• _Task directions_: Exclude the pictures and reproduce the remaining data exactly as written.

• _Data block_:
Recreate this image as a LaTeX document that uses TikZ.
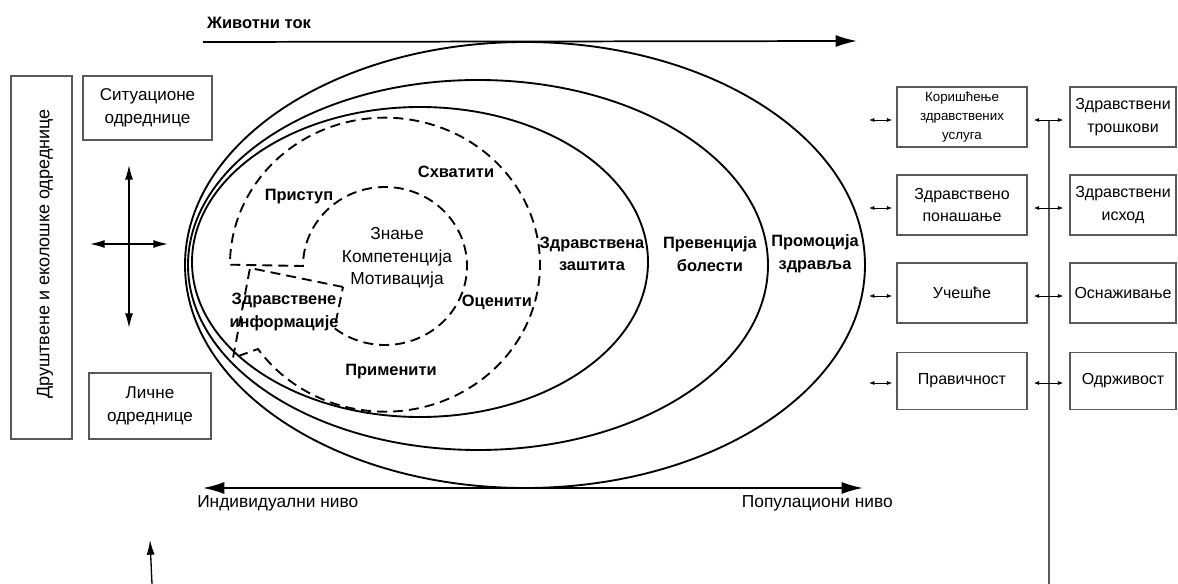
\documentclass[tikz,border=0pt]{standalone}
\usepackage{fontspec}
\setmainfont{Liberation Sans}
\usepackage{tikz}
\usetikzlibrary{arrows.meta}

\tikzset{
  box/.style={draw=black!65, line width=1.1pt, inner sep=0pt, align=center, font=\fontsize{12}{17}\selectfont},
  txt/.style={inner sep=0.75pt, align=center, font=\fontsize{13}{17}\selectfont},
  bold/.style={inner sep=0.75pt, align=center, font=\bfseries\fontsize{12.3}{17}\selectfont},
  ring/.style={line width=1.4pt},
  dashring/.style={line width=1.4pt, dash pattern={on 7.5pt off 4.5pt}},
  bigtip/.style={line width=1.3pt, -{Latex[length=16pt,width=9pt]}},
  bigtips/.style={line width=1.3pt, {Latex[length=16pt,width=9pt]}-{Latex[length=16pt,width=9pt]}},
  midtips/.style={line width=1pt, {Latex[length=11pt,width=6pt]}-{Latex[length=11pt,width=6pt]}},
  midtip/.style={line width=1pt, -{Latex[length=11pt,width=6pt]}},
  tinytips/.style={line width=0.6pt, {Latex[length=4pt,width=3pt]}-{Latex[length=4pt,width=3pt]}}
}

\begin{document}
\begin{tikzpicture}[x=0.75pt,y=0.75pt,yscale=-1,xscale=1]
\useasboundingbox (0,0) rectangle (1178,584);

%Shape: Ellipse
\draw [ring] (525,265) ellipse [x radius=340, y radius=223];
%Shape: Ellipse
\draw [ring] (478,265) ellipse [x radius=290, y radius=185];
%Shape: Ellipse
\draw [ring] (420,262) ellipse [x radius=228, y radius=155];
%Curve Lines
\draw [dashring] (343,287) -- (250,268) -- (233,358) -- (258,349) arc [start angle=145, end angle=-180, x radius=155, y radius=147] -- (303,266) arc [start angle=180, end angle=488, x radius=82, y radius=79] -- (343,287);

%Straight Lines
\coordinate (lifeS) at (203,42);
\coordinate (lifeE) at (857,41);
\draw [bigtip] (lifeS) -- (lifeE);
%Straight Lines
\coordinate (levelW) at (203,488);
\coordinate (levelE) at (863,488);
\draw [bigtips] (levelW) -- (levelE);

% Text Node
\node [bold, font=\bfseries\fontsize{12.4}{15}\selectfont] (life) at (259,23) {Животни ток};
% Text Node
\node [txt, anchor=west] (indiv) at (196,503) {Индивидуални ниво};
% Text Node
\node [txt, anchor=east] (popul) at (894,503) {Популациони ниво};

%Shape: Rectangle
\node [box, minimum width=45.75pt, minimum height=272.25pt] (social) at (41.5,257.5) {};
% Text Node
\node [txt, font=\fontsize{13.5}{17}\selectfont, rotate=90] (socialtxt) at (45,254) {Друштвене и еколошке одреднице};
%Shape: Rectangle
\node [box, font=\fontsize{12.8}{17}\selectfont, minimum width=96.75pt, minimum height=48pt] (situ) at (147.5,108) {Ситуационе\\одреднице};
%Shape: Rectangle
\node [box, font=\fontsize{12.8}{17}\selectfont, minimum width=91.5pt, minimum height=49.5pt] (pers) at (150,406) {Личне\\одреднице};

%Straight Lines
\coordinate (crossN) at (129,165);
\coordinate (crossS) at (129,328);
\coordinate (crossW) at (90,244);
\coordinate (crossE) at (168,244);
\draw [midtips] (crossN) -- (crossS);
\draw [midtips] (crossW) -- (crossE);
%Straight Lines
\coordinate (upS) at (152,584);
\coordinate (upE) at (150,540);
\draw [midtip] (upS) -- (upE);

% Text Node
\node [txt] (core) at (397,258) {Знање\\Компетенција\\Мотивација};
% Text Node
\node [bold] (access) at (299,197) {Приступ};
% Text Node
\node [bold] (grasp) at (456,172) {Схватити};
% Text Node
\node [bold] (info) at (284,312) {Здравствене\\информације};
% Text Node
\node [bold] (judge) at (497,302) {Оценити};
% Text Node
\node [bold] (apply) at (391,372) {Применити};
% Text Node
\node [bold] (care) at (592,254) {Здравствена\\заштита};
% Text Node
\node [bold] (prev) at (710,254) {Превенција\\болести};
% Text Node
\node [bold] (promo) at (815,254) {Промоција\\здравља};

%Shape: Rectangle
\node [box, font=\fontsize{10}{14}\selectfont, minimum width=97.5pt, minimum height=45pt] (service) at (962,117) {Коришћење\\здравствених\\услуга};
%Shape: Rectangle
\node [box, minimum width=97.5pt, minimum height=45pt] (behav) at (962,205) {Здравствено\\понашање};
%Shape: Rectangle
\node [box, minimum width=97.5pt, minimum height=45pt] (partic) at (962,293) {Учешће};
%Shape: Rectangle
\node [box, minimum width=97.5pt, minimum height=43pt] (equity) at (962,381) {Правичност};
%Shape: Rectangle
\node [box, minimum width=79.5pt, minimum height=45pt] (costs) at (1123,117) {Здравствени\\трошкови};
%Shape: Rectangle
\node [box, minimum width=79.5pt, minimum height=45pt] (outcome) at (1123,205) {Здравствени\\исход};
%Shape: Rectangle
\node [box, minimum width=79.5pt, minimum height=45pt] (empow) at (1123,293) {Оснаживање};
%Shape: Rectangle
\node [box, minimum width=79.5pt, minimum height=43pt] (sustain) at (1123,381) {Одрживост};

%Straight Lines
\coordinate (trunkT) at (1049,120);
\coordinate (trunkB) at (1049,584);
\draw [black!65, line width=1.1pt] (trunkT) -- (trunkB);

%Straight Lines
\coordinate (serviceL) at (869,120);
\coordinate (behavL) at (869,208);
\coordinate (particL) at (869,296);
\coordinate (equityL) at (869,383);
\draw [tinytips, shorten >=3pt] (serviceL) -- (service.west |- serviceL);
\draw [tinytips, shorten >=3pt] (behavL) -- (behav.west |- behavL);
\draw [tinytips, shorten >=3pt] (particL) -- (partic.west |- particL);
\draw [tinytips, shorten >=3pt] (equityL) -- (equity.west |- equityL);
%Straight Lines
\draw [tinytips, shorten <=4.5pt, shorten >=4.5pt] (service.east |- serviceL) -- (costs.west |- serviceL);
\draw [tinytips, shorten <=4.5pt, shorten >=4.5pt] (behav.east |- behavL) -- (outcome.west |- behavL);
\draw [tinytips, shorten <=4.5pt, shorten >=4.5pt] (partic.east |- particL) -- (empow.west |- particL);
\draw [tinytips, shorten <=4.5pt, shorten >=4.5pt] (equity.east |- equityL) -- (sustain.west |- equityL);

\end{tikzpicture}
\end{document}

• _Task output_:
Recreate this image as a LaTeX document that uses TikZ.
\documentclass[tikz,border=0pt]{standalone}
\usepackage{fontspec}
\setmainfont{Liberation Sans}
\usepackage{tikz}
\usetikzlibrary{arrows.meta}

\tikzset{
  box/.style={draw=black!65, line width=1.1pt, inner sep=0pt, align=center, font=\fontsize{12}{17}\selectfont},
  txt/.style={inner sep=0.75pt, align=center, font=\fontsize{13}{17}\selectfont},
  bold/.style={inner sep=0.75pt, align=center, font=\bfseries\fontsize{12.3}{17}\selectfont},
  ring/.style={line width=1.4pt},
  dashring/.style={line width=1.4pt, dash pattern={on 7.5pt off 4.5pt}},
  bigtip/.style={line width=1.3pt, -{Latex[length=16pt,width=9pt]}},
  bigtips/.style={line width=1.3pt, {Latex[length=16pt,width=9pt]}-{Latex[length=16pt,width=9pt]}},
  midtips/.style={line width=1pt, {Latex[length=11pt,width=6pt]}-{Latex[length=11pt,width=6pt]}},
  midtip/.style={line width=1pt, -{Latex[length=11pt,width=6pt]}},
  tinytips/.style={line width=0.6pt, {Latex[length=4pt,width=3pt]}-{Latex[length=4pt,width=3pt]}}
}

\begin{document}
\begin{tikzpicture}[x=0.75pt,y=0.75pt,yscale=-1,xscale=1]
\useasboundingbox (0,0) rectangle (1178,584);

%Shape: Ellipse
\draw [ring] (525,265) ellipse [x radius=340, y radius=223];
%Shape: Ellipse
\draw [ring] (478,265) ellipse [x radius=290, y radius=185];
%Shape: Ellipse
\draw [ring] (420,262) ellipse [x radius=228, y radius=155];
%Curve Lines
\draw [dashring] (343,287) -- (250,268) -- (233,358) -- (258,349) arc [start angle=145, end angle=-180, x radius=155, y radius=147] -- (303,266) arc [start angle=180, end angle=488, x radius=82, y radius=79] -- (343,287);

%Straight Lines
\coordinate (lifeS) at (203,42);
\coordinate (lifeE) at (857,41);
\draw [bigtip] (lifeS) -- (lifeE);
%Straight Lines
\coordinate (levelW) at (203,488);
\coordinate (levelE) at (863,488);
\draw [bigtips] (levelW) -- (levelE);

% Text Node
\node [bold, font=\bfseries\fontsize{12.4}{15}\selectfont] (life) at (259,23) {Животни ток};
% Text Node
\node [txt, anchor=west] (indiv) at (196,503) {Индивидуални ниво};
% Text Node
\node [txt, anchor=east] (popul) at (894,503) {Популациони ниво};

%Shape: Rectangle
\node [box, minimum width=45.75pt, minimum height=272.25pt] (social) at (41.5,257.5) {};
% Text Node
\node [txt, font=\fontsize{13.5}{17}\selectfont, rotate=90] (socialtxt) at (45,254) {Друштвене и еколошке одреднице};
%Shape: Rectangle
\node [box, font=\fontsize{12.8}{17}\selectfont, minimum width=96.75pt, minimum height=48pt] (situ) at (147.5,108) {Ситуационе\\одреднице};
%Shape: Rectangle
\node [box, font=\fontsize{12.8}{17}\selectfont, minimum width=91.5pt, minimum height=49.5pt] (pers) at (150,406) {Личне\\одреднице};

%Straight Lines
\coordinate (crossN) at (129,165);
\coordinate (crossS) at (129,328);
\coordinate (crossW) at (90,244);
\coordinate (crossE) at (168,244);
\draw [midtips] (crossN) -- (crossS);
\draw [midtips] (crossW) -- (crossE);
%Straight Lines
\coordinate (upS) at (152,584);
\coordinate (upE) at (150,540);
\draw [midtip] (upS) -- (upE);

% Text Node
\node [txt] (core) at (397,258) {Знање\\Компетенција\\Мотивација};
% Text Node
\node [bold] (access) at (299,197) {Приступ};
% Text Node
\node [bold] (grasp) at (456,172) {Схватити};
% Text Node
\node [bold] (info) at (284,312) {Здравствене\\информације};
% Text Node
\node [bold] (judge) at (497,302) {Оценити};
% Text Node
\node [bold] (apply) at (391,372) {Применити};
% Text Node
\node [bold] (care) at (592,254) {Здравствена\\заштита};
% Text Node
\node [bold] (prev) at (710,254) {Превенција\\болести};
% Text Node
\node [bold] (promo) at (815,254) {Промоција\\здравља};

%Shape: Rectangle
\node [box, font=\fontsize{10}{14}\selectfont, minimum width=97.5pt, minimum height=45pt] (service) at (962,117) {Коришћење\\здравствених\\услуга};
%Shape: Rectangle
\node [box, minimum width=97.5pt, minimum height=45pt] (behav) at (962,205) {Здравствено\\понашање};
%Shape: Rectangle
\node [box, minimum width=97.5pt, minimum height=45pt] (partic) at (962,293) {Учешће};
%Shape: Rectangle
\node [box, minimum width=97.5pt, minimum height=43pt] (equity) at (962,381) {Правичност};
%Shape: Rectangle
\node [box, minimum width=79.5pt, minimum height=45pt] (costs) at (1123,117) {Здравствени\\трошкови};
%Shape: Rectangle
\node [box, minimum width=79.5pt, minimum height=45pt] (outcome) at (1123,205) {Здравствени\\исход};
%Shape: Rectangle
\node [box, minimum width=79.5pt, minimum height=45pt] (empow) at (1123,293) {Оснаживање};
%Shape: Rectangle
\node [box, minimum width=79.5pt, minimum height=43pt] (sustain) at (1123,381) {Одрживост};

%Straight Lines
\coordinate (trunkT) at (1049,120);
\coordinate (trunkB) at (1049,584);
\draw [black!65, line width=1.1pt] (trunkT) -- (trunkB);

%Straight Lines
\coordinate (serviceL) at (869,120);
\coordinate (behavL) at (869,208);
\coordinate (particL) at (869,296);
\coordinate (equityL) at (869,383);
\draw [tinytips, shorten >=3pt] (serviceL) -- (service.west |- serviceL);
\draw [tinytips, shorten >=3pt] (behavL) -- (behav.west |- behavL);
\draw [tinytips, shorten >=3pt] (particL) -- (partic.west |- particL);
\draw [tinytips, shorten >=3pt] (equityL) -- (equity.west |- equityL);
%Straight Lines
\draw [tinytips, shorten <=4.5pt, shorten >=4.5pt] (service.east |- serviceL) -- (costs.west |- serviceL);
\draw [tinytips, shorten <=4.5pt, shorten >=4.5pt] (behav.east |- behavL) -- (outcome.west |- behavL);
\draw [tinytips, shorten <=4.5pt, shorten >=4.5pt] (partic.east |- particL) -- (empow.west |- particL);
\draw [tinytips, shorten <=4.5pt, shorten >=4.5pt] (equity.east |- equityL) -- (sustain.west |- equityL);

\end{tikzpicture}
\end{document}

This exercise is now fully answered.